Illini to debut new spread offense

Western Michigan’s defensive coaches have several viewing options to prepare for the season opener against the Illini.

The Broncos staff can watch film from last season’s Illini, they can check out footage of head coach Tim Beckman’s Toledo squads or look up the history of co-offensive coordinators Billy Gonzales and Chris Beatty and watch tape of the teams they have been involved with in recent years — West Virginia and Vanderbilt for Beatty and Florida, LSU and Utah for Gonzales.

But none can completely reveal what Illinois’ offense will look like Saturday.

Beatty said the Illinois system is a combination of many different offenses and not just a version of what Beckman did at Toledo or the schemes Beatty and Gonzales worked in at their past jobs.

“It’s the Illini offense, not one person’s,” Beatty said.

Neither Beatty nor Gonzales have been a primary play caller for a FBS team, so the Broncos won’t have much record to go on when it comes to Illinois’ co-offensive coordinators aside from looking at the offenses the duo have been involved with in the past.

“They kind of have an idea of where we’ve been, but they don’t know where we’re going,” Beatty said.

From what Beckman and his staff have said and shown in the spring and summer, Illinois will debut an up-tempo spread offense this Saturday at Memorial Stadium.

“We’re just excited to get out there and show what we’re all about,” starting quarterback Nathan Scheelhaase said. “We’re doing different stuff for sure, way different than the stuff we did last year.”

A spread offense is designed to, as its name suggests, spread the defense thin with multiple receiver sets and, at times, an empty backfield, to get playmakers the ball in space with room to run. Beatty said, the Illini offense isn’t much different than a traditional spread offense, but added that they will still mix things up throughout a game.

“People tell you, ‘We’re a west coast, we’re a spread, we’re this, we’re that,” Beatty said. “Everybody is a little bit of everything the way things are nowadays.”

One noticeable difference for Illini fans will be the absence of huddling on offense before each play. More often than not, Scheelhaase and Co. will be running a no-huddle offense and alternating the tempo at various points in the game.

“Just to make sure that we’re keeping the defense on their heels,” Scheelhaase said. “They don’t know what speed we’re going and that just adds another component to preparation for them.”

On game day, Beatty will call plays in the box and Gonzales will run the offense from the field; however, Beckman said most of the play-calling decisions are made during the week by the entire staff.

“We’re going to have these four or five plays that we’re going to run in these situations,” Beckman said. “That’s what coaching football is about, the decisions on Tuesday, Wednesday and Thursday.”

Beckman ran a two-quarterback system while at Toledo and initial speculation was that he might do the same with Scheelhaase and sophomore Reilly O’Toole, who completed 40 of 67 passes for 207 yards, one touchdown and four interceptions in limited action last season.
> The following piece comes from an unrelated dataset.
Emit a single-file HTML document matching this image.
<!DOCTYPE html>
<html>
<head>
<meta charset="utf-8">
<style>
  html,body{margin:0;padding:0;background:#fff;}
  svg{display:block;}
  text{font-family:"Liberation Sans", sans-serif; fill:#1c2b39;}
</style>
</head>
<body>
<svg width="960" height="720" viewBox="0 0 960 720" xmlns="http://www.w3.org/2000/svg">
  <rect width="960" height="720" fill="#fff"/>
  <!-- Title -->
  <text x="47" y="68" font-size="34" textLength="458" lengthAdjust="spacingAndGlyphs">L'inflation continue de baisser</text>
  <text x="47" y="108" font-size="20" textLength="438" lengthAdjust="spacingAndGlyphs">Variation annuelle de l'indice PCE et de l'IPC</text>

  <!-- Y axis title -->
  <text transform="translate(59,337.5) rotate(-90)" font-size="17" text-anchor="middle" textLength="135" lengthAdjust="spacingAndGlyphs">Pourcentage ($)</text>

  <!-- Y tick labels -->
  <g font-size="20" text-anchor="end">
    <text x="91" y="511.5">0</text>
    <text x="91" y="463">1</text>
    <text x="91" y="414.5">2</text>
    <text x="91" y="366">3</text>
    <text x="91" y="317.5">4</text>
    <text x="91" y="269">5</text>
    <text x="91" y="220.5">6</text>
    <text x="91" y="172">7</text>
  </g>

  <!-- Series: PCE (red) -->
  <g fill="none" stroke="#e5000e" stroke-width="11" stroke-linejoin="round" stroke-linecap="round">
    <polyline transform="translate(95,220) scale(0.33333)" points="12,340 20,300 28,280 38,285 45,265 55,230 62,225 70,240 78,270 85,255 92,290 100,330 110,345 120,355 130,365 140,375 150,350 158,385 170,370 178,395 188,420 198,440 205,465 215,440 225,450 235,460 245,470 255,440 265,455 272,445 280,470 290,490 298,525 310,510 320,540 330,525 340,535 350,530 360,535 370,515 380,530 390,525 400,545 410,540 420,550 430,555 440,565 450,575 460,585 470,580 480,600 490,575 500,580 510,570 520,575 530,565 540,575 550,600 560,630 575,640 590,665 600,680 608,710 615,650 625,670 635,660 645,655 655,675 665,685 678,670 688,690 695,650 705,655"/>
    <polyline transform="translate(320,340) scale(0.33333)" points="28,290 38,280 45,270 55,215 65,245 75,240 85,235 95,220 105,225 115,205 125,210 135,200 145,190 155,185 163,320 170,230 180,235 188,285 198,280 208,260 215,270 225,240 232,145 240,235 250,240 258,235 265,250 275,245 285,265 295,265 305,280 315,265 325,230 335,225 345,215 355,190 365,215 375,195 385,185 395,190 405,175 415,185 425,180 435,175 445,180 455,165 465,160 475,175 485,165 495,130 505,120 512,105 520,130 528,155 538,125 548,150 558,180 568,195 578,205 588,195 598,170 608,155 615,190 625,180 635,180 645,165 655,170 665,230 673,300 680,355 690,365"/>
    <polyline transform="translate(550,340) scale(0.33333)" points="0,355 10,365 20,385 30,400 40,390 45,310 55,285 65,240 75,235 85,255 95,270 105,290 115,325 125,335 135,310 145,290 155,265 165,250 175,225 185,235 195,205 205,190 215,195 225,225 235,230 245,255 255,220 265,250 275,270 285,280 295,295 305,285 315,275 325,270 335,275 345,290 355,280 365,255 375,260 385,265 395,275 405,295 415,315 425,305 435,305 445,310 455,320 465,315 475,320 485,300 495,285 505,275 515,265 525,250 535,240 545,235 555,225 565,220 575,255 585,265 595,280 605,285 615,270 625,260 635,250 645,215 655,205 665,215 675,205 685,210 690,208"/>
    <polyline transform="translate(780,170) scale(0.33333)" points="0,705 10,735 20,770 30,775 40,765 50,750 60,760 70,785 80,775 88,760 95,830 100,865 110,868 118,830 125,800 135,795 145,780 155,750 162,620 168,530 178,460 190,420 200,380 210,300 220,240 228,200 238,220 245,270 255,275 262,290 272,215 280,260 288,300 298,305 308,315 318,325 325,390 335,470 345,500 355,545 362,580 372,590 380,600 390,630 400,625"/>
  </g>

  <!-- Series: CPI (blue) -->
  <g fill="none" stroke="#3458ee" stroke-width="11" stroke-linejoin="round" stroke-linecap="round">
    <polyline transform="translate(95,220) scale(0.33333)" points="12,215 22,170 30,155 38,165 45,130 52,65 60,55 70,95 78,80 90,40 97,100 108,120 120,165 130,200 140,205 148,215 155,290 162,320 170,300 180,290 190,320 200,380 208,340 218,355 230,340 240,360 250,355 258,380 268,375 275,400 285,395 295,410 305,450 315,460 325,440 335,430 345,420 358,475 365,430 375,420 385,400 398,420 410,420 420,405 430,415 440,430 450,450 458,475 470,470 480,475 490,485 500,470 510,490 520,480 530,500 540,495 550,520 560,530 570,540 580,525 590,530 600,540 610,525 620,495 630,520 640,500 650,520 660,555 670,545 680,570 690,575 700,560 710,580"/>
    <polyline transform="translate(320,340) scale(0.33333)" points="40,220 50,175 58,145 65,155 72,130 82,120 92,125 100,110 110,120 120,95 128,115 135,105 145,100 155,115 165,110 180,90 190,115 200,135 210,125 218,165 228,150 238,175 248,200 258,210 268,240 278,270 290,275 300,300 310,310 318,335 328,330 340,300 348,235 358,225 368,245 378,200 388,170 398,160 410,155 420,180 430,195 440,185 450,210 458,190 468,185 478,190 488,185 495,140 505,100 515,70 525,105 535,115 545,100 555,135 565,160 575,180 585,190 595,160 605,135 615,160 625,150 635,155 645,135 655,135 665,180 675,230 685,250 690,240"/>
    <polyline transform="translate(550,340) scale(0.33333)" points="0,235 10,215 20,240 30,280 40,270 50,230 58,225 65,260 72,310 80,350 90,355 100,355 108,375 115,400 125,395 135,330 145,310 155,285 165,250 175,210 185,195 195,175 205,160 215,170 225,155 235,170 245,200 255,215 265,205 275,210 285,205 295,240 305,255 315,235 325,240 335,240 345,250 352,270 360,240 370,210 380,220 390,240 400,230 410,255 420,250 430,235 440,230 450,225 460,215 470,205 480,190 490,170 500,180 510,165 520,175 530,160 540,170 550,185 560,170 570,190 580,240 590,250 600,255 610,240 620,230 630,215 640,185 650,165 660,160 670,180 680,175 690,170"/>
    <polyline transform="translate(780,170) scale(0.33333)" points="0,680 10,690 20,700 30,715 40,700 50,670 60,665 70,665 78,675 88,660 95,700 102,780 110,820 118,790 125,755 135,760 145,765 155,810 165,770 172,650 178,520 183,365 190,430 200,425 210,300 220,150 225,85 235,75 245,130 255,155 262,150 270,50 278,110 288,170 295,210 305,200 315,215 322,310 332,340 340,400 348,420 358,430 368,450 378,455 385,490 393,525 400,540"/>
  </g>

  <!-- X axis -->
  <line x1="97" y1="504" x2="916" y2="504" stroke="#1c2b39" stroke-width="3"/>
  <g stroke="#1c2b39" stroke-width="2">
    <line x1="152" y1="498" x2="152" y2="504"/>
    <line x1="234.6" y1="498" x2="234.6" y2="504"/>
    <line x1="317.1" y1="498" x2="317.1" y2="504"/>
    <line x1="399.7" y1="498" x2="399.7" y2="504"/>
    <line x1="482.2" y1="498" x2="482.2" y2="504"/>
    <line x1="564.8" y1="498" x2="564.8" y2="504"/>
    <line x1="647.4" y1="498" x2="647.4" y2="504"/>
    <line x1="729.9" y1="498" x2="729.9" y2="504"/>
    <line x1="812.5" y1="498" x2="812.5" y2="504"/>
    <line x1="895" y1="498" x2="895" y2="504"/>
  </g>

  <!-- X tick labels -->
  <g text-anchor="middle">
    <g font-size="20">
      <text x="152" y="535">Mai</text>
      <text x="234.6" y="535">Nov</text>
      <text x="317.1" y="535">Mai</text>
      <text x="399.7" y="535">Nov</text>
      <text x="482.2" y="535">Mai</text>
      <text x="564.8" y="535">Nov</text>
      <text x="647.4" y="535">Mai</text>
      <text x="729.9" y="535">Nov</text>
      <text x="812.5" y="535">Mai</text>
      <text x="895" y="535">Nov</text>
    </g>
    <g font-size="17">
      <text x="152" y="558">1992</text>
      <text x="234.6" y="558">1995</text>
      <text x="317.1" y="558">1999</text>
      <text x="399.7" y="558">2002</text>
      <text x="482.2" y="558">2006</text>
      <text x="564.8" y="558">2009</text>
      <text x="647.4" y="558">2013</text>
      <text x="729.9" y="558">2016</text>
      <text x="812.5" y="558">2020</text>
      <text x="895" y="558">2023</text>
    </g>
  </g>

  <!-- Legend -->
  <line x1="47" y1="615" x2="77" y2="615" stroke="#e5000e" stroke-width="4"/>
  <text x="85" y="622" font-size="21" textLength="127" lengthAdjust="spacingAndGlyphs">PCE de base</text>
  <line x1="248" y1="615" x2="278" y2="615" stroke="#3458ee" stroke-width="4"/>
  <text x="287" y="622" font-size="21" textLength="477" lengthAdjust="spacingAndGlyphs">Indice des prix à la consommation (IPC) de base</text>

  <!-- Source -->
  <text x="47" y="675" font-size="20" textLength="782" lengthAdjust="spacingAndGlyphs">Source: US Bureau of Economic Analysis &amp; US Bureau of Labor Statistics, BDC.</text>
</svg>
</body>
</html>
But Beatty said Tuesday that there are no plans to play more than one quarterback in Saturday’s game.

“We’re going to go out there and see what we can do with what we have,” Beatty said. “I’m not a huge believer in rotating quarterbacks.”

Beatty said if playing both Scheelhaase and O’Toole gives the Illini the best opportunity to win, they would do just that. Like at quarterback, the rest of the offense is structured around the personnel the Illini have particularly on a roster where a majority of the players were recruited by the previous coaching staff.
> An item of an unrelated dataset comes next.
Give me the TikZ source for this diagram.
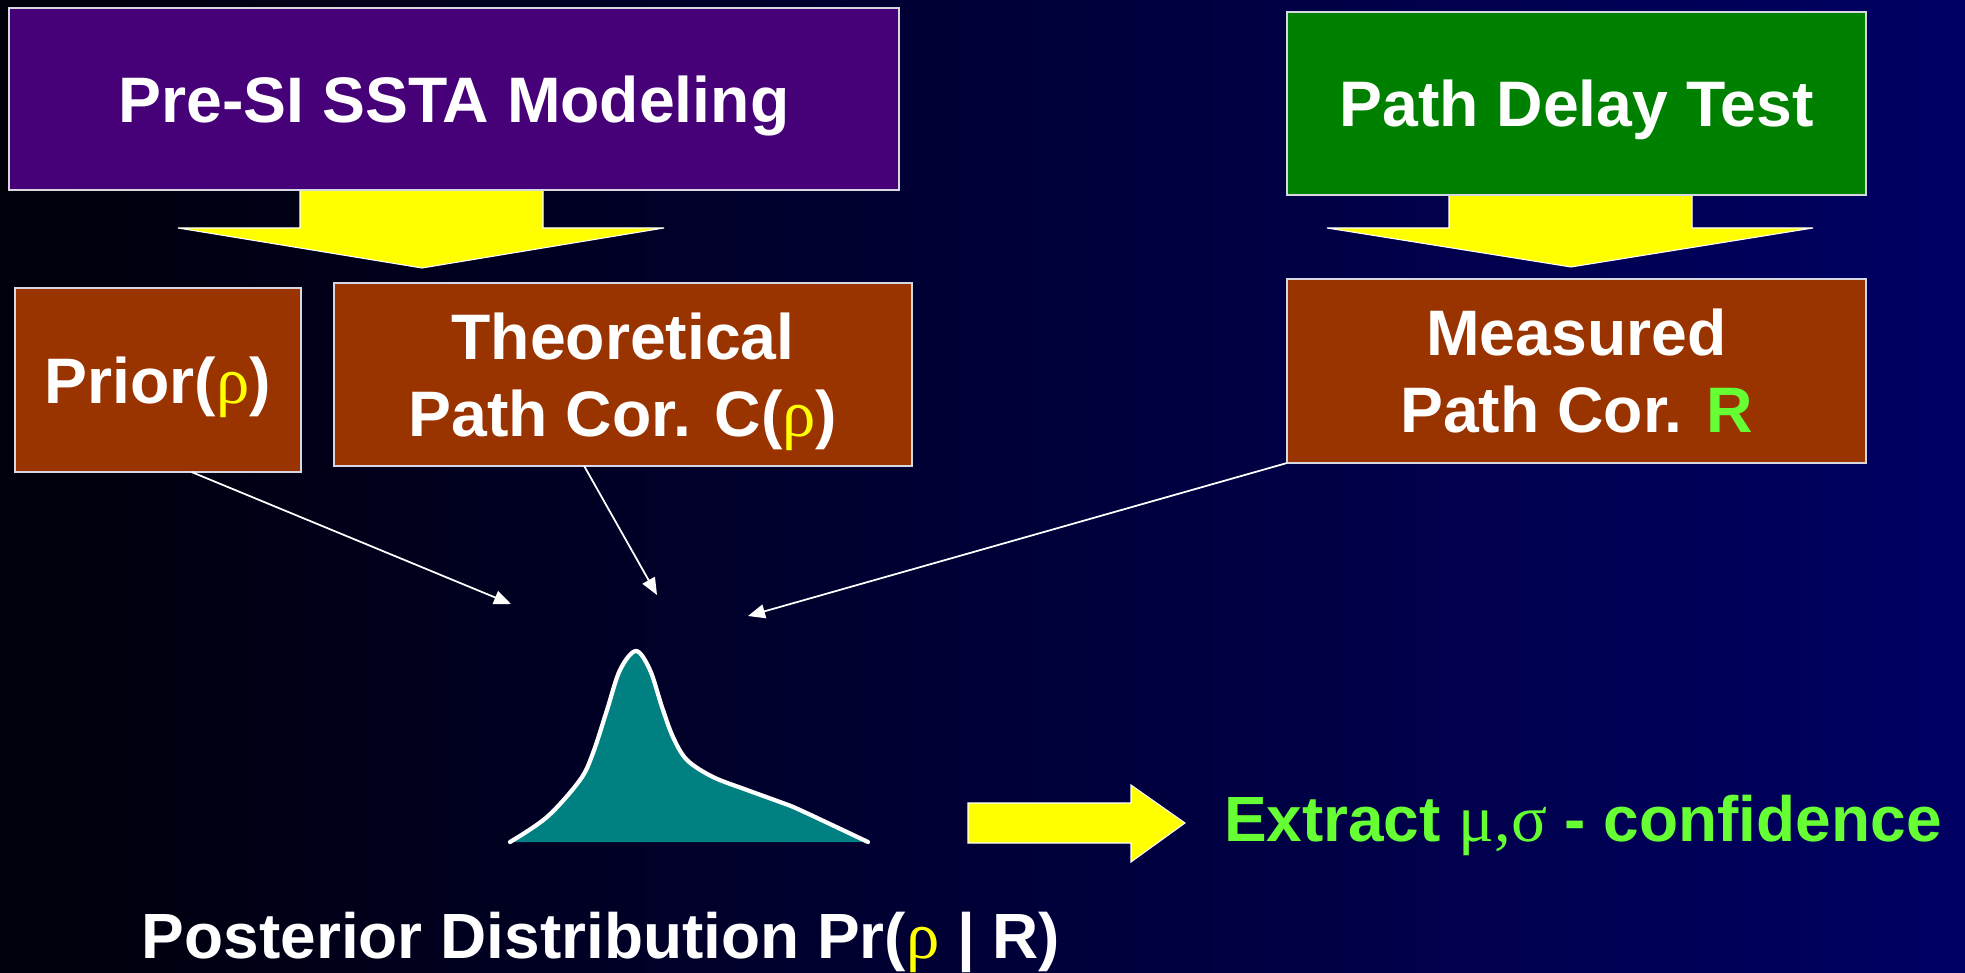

“You take what your players do best, but then you kind of move it around formationally,” Gonzales said. “So the players are still doing the same thing but you’ve got to sugarcoat it, move it around a little bit, smoke and mirror some things.”

As a result, players such as running back Josh Ferguson or tight end Jon Davis could be lining up at multiple positions in various formations.

“It will definitely be a lot of moving parts, which is what we want,” Scheelhaase said. “We want to be able to cycle guys in there, get guys in there that are able to perform.”

Gonzales said receivers Darius Millines, Spencer Harris and Ryan Lankford have distinguished themselves as the Illini’s top receiving threats in the offseason and he challenged the rest of the unit to step up.

“I need to have the other guys work a little harder and push,” Gonzales said. “If they want to play, and it’s not happening right now, they’ve got to change what they’re doing right now to continue.”

Harris and Millines were second and third, respectively, in receiving last season, but their numbers pale in comparison to last season’s leading receiver A.J. Jenkins who left one year early for the NFL. Combined, Harris and Millines along with Lankford caught 57 passes for 552 yards and two touchdowns to Jenkins’ 90 catches for 1,276 yards and eight scores.

Beatty said the Illini could use additional running backs and tight ends in the passing game to account for the lack of depth at receiver and said that even two or three tight ends could be on the field at the same time.

“You get your best 11 on the field as much as you can, and for us, those guys are among our best 11,” Beatty said. “We want to make sure we get them on the field.”